* begin *
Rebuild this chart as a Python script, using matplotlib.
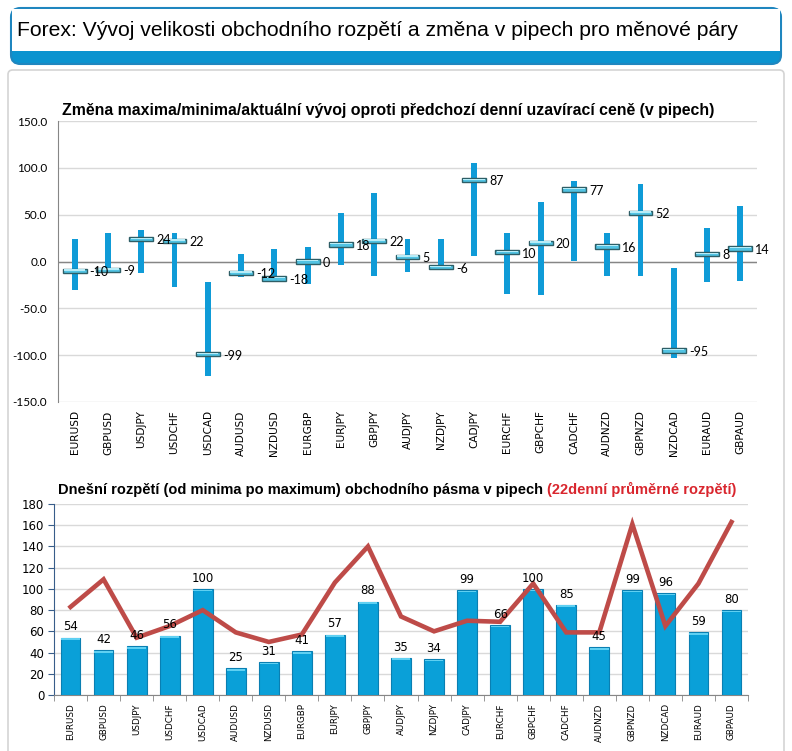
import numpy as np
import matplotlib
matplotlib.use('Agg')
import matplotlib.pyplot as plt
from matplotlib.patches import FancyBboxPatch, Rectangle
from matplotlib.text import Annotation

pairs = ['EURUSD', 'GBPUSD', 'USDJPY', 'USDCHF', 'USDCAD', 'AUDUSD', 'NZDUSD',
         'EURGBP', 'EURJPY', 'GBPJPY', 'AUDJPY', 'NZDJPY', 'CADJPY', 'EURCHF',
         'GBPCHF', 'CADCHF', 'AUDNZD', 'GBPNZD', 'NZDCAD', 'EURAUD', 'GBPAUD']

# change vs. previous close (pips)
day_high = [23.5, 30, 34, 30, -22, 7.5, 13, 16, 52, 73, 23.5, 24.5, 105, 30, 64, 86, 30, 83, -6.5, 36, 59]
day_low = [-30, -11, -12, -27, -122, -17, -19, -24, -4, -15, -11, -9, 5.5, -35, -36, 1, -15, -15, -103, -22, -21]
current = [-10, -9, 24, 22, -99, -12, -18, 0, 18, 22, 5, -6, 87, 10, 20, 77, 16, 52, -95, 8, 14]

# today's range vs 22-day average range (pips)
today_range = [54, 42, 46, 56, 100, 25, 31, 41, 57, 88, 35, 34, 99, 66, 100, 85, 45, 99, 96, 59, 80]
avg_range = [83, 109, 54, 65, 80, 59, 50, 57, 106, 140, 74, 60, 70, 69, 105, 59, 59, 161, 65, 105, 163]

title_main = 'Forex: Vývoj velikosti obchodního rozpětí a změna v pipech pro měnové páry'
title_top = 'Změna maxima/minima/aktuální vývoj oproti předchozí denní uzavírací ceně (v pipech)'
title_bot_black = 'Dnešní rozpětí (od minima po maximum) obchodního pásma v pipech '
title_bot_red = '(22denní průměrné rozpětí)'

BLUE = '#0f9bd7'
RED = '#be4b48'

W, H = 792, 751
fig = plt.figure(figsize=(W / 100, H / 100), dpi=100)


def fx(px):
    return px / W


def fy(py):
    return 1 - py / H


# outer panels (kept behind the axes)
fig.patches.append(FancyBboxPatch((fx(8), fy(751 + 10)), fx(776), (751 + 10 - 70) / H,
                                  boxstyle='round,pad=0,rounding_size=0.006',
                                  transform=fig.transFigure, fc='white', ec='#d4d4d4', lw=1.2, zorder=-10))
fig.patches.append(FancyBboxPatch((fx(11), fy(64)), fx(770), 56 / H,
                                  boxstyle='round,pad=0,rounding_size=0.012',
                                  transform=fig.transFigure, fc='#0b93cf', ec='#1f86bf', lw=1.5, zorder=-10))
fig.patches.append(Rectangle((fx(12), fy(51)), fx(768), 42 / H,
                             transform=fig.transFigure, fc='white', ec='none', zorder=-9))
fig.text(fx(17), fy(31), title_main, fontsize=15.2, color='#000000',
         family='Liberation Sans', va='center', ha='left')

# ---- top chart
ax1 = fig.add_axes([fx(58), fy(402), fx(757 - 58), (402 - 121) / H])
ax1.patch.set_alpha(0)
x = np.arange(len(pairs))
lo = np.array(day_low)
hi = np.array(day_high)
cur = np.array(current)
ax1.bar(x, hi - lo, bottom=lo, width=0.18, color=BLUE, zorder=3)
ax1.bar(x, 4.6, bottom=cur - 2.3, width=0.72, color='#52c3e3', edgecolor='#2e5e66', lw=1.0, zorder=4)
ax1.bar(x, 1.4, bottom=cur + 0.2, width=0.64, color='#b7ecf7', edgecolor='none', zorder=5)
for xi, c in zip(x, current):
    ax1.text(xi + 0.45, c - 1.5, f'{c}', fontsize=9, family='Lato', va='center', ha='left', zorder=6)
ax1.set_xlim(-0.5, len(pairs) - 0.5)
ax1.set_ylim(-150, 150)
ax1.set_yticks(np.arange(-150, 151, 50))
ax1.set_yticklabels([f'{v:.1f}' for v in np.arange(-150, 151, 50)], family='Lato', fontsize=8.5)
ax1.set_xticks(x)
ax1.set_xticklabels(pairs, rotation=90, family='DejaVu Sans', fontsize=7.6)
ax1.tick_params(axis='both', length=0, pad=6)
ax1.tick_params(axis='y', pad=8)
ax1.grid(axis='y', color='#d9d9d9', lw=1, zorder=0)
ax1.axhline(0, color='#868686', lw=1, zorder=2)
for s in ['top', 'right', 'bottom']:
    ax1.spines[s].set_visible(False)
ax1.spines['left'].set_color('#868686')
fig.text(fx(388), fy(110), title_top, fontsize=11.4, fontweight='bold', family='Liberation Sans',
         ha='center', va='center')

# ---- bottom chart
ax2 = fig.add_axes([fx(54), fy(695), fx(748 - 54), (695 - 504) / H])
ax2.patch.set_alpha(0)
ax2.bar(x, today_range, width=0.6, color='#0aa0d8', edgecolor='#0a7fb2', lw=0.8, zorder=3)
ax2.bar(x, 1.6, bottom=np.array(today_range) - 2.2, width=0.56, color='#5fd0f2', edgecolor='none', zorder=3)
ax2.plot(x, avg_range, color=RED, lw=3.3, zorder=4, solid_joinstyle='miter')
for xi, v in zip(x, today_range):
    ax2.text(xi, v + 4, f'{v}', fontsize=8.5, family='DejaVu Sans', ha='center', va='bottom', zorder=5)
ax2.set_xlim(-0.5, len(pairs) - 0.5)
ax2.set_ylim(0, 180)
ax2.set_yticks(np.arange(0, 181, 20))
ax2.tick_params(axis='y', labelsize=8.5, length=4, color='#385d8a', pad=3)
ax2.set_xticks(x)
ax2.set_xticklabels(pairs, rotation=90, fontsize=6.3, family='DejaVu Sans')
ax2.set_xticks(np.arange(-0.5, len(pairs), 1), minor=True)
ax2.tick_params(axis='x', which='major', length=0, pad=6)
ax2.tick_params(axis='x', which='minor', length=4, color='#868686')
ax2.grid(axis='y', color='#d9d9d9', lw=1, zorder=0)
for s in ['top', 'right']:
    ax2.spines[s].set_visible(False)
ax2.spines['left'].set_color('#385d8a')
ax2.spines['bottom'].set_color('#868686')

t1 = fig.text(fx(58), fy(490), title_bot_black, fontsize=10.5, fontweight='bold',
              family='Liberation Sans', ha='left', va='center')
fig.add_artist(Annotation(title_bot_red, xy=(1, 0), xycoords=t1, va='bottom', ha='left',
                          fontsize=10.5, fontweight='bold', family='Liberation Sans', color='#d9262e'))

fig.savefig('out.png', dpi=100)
* end *
Retype the whole listing exactly and leave the pictures out.

Rebuild this chart as a Python script, using matplotlib.
import numpy as np
import matplotlib
matplotlib.use('Agg')
import matplotlib.pyplot as plt
from matplotlib.patches import FancyBboxPatch, Rectangle
from matplotlib.text import Annotation

pairs = ['EURUSD', 'GBPUSD', 'USDJPY', 'USDCHF', 'USDCAD', 'AUDUSD', 'NZDUSD',
         'EURGBP', 'EURJPY', 'GBPJPY', 'AUDJPY', 'NZDJPY', 'CADJPY', 'EURCHF',
         'GBPCHF', 'CADCHF', 'AUDNZD', 'GBPNZD', 'NZDCAD', 'EURAUD', 'GBPAUD']

# change vs. previous close (pips)
day_high = [23.5, 30, 34, 30, -22, 7.5, 13, 16, 52, 73, 23.5, 24.5, 105, 30, 64, 86, 30, 83, -6.5, 36, 59]
day_low = [-30, -11, -12, -27, -122, -17, -19, -24, -4, -15, -11, -9, 5.5, -35, -36, 1, -15, -15, -103, -22, -21]
current = [-10, -9, 24, 22, -99, -12, -18, 0, 18, 22, 5, -6, 87, 10, 20, 77, 16, 52, -95, 8, 14]

# today's range vs 22-day average range (pips)
today_range = [54, 42, 46, 56, 100, 25, 31, 41, 57, 88, 35, 34, 99, 66, 100, 85, 45, 99, 96, 59, 80]
avg_range = [83, 109, 54, 65, 80, 59, 50, 57, 106, 140, 74, 60, 70, 69, 105, 59, 59, 161, 65, 105, 163]

title_main = 'Forex: Vývoj velikosti obchodního rozpětí a změna v pipech pro měnové páry'
title_top = 'Změna maxima/minima/aktuální vývoj oproti předchozí denní uzavírací ceně (v pipech)'
title_bot_black = 'Dnešní rozpětí (od minima po maximum) obchodního pásma v pipech '
title_bot_red = '(22denní průměrné rozpětí)'

BLUE = '#0f9bd7'
RED = '#be4b48'

W, H = 792, 751
fig = plt.figure(figsize=(W / 100, H / 100), dpi=100)


def fx(px):
    return px / W


def fy(py):
    return 1 - py / H


# outer panels (kept behind the axes)
fig.patches.append(FancyBboxPatch((fx(8), fy(751 + 10)), fx(776), (751 + 10 - 70) / H,
                                  boxstyle='round,pad=0,rounding_size=0.006',
                                  transform=fig.transFigure, fc='white', ec='#d4d4d4', lw=1.2, zorder=-10))
fig.patches.append(FancyBboxPatch((fx(11), fy(64)), fx(770), 56 / H,
                                  boxstyle='round,pad=0,rounding_size=0.012',
                                  transform=fig.transFigure, fc='#0b93cf', ec='#1f86bf', lw=1.5, zorder=-10))
fig.patches.append(Rectangle((fx(12), fy(51)), fx(768), 42 / H,
                             transform=fig.transFigure, fc='white', ec='none', zorder=-9))
fig.text(fx(17), fy(31), title_main, fontsize=15.2, color='#000000',
         family='Liberation Sans', va='center', ha='left')

# ---- top chart
ax1 = fig.add_axes([fx(58), fy(402), fx(757 - 58), (402 - 121) / H])
ax1.patch.set_alpha(0)
x = np.arange(len(pairs))
lo = np.array(day_low)
hi = np.array(day_high)
cur = np.array(current)
ax1.bar(x, hi - lo, bottom=lo, width=0.18, color=BLUE, zorder=3)
ax1.bar(x, 4.6, bottom=cur - 2.3, width=0.72, color='#52c3e3', edgecolor='#2e5e66', lw=1.0, zorder=4)
ax1.bar(x, 1.4, bottom=cur + 0.2, width=0.64, color='#b7ecf7', edgecolor='none', zorder=5)
for xi, c in zip(x, current):
    ax1.text(xi + 0.45, c - 1.5, f'{c}', fontsize=9, family='Lato', va='center', ha='left', zorder=6)
ax1.set_xlim(-0.5, len(pairs) - 0.5)
ax1.set_ylim(-150, 150)
ax1.set_yticks(np.arange(-150, 151, 50))
ax1.set_yticklabels([f'{v:.1f}' for v in np.arange(-150, 151, 50)], family='Lato', fontsize=8.5)
ax1.set_xticks(x)
ax1.set_xticklabels(pairs, rotation=90, family='DejaVu Sans', fontsize=7.6)
ax1.tick_params(axis='both', length=0, pad=6)
ax1.tick_params(axis='y', pad=8)
ax1.grid(axis='y', color='#d9d9d9', lw=1, zorder=0)
ax1.axhline(0, color='#868686', lw=1, zorder=2)
for s in ['top', 'right', 'bottom']:
    ax1.spines[s].set_visible(False)
ax1.spines['left'].set_color('#868686')
fig.text(fx(388), fy(110), title_top, fontsize=11.4, fontweight='bold', family='Liberation Sans',
         ha='center', va='center')

# ---- bottom chart
ax2 = fig.add_axes([fx(54), fy(695), fx(748 - 54), (695 - 504) / H])
ax2.patch.set_alpha(0)
ax2.bar(x, today_range, width=0.6, color='#0aa0d8', edgecolor='#0a7fb2', lw=0.8, zorder=3)
ax2.bar(x, 1.6, bottom=np.array(today_range) - 2.2, width=0.56, color='#5fd0f2', edgecolor='none', zorder=3)
ax2.plot(x, avg_range, color=RED, lw=3.3, zorder=4, solid_joinstyle='miter')
for xi, v in zip(x, today_range):
    ax2.text(xi, v + 4, f'{v}', fontsize=8.5, family='DejaVu Sans', ha='center', va='bottom', zorder=5)
ax2.set_xlim(-0.5, len(pairs) - 0.5)
ax2.set_ylim(0, 180)
ax2.set_yticks(np.arange(0, 181, 20))
ax2.tick_params(axis='y', labelsize=8.5, length=4, color='#385d8a', pad=3)
ax2.set_xticks(x)
ax2.set_xticklabels(pairs, rotation=90, fontsize=6.3, family='DejaVu Sans')
ax2.set_xticks(np.arange(-0.5, len(pairs), 1), minor=True)
ax2.tick_params(axis='x', which='major', length=0, pad=6)
ax2.tick_params(axis='x', which='minor', length=4, color='#868686')
ax2.grid(axis='y', color='#d9d9d9', lw=1, zorder=0)
for s in ['top', 'right']:
    ax2.spines[s].set_visible(False)
ax2.spines['left'].set_color('#385d8a')
ax2.spines['bottom'].set_color('#868686')

t1 = fig.text(fx(58), fy(490), title_bot_black, fontsize=10.5, fontweight='bold',
              family='Liberation Sans', ha='left', va='center')
fig.add_artist(Annotation(title_bot_red, xy=(1, 0), xycoords=t1, va='bottom', ha='left',
                          fontsize=10.5, fontweight='bold', family='Liberation Sans', color='#d9262e'))

fig.savefig('out.png', dpi=100)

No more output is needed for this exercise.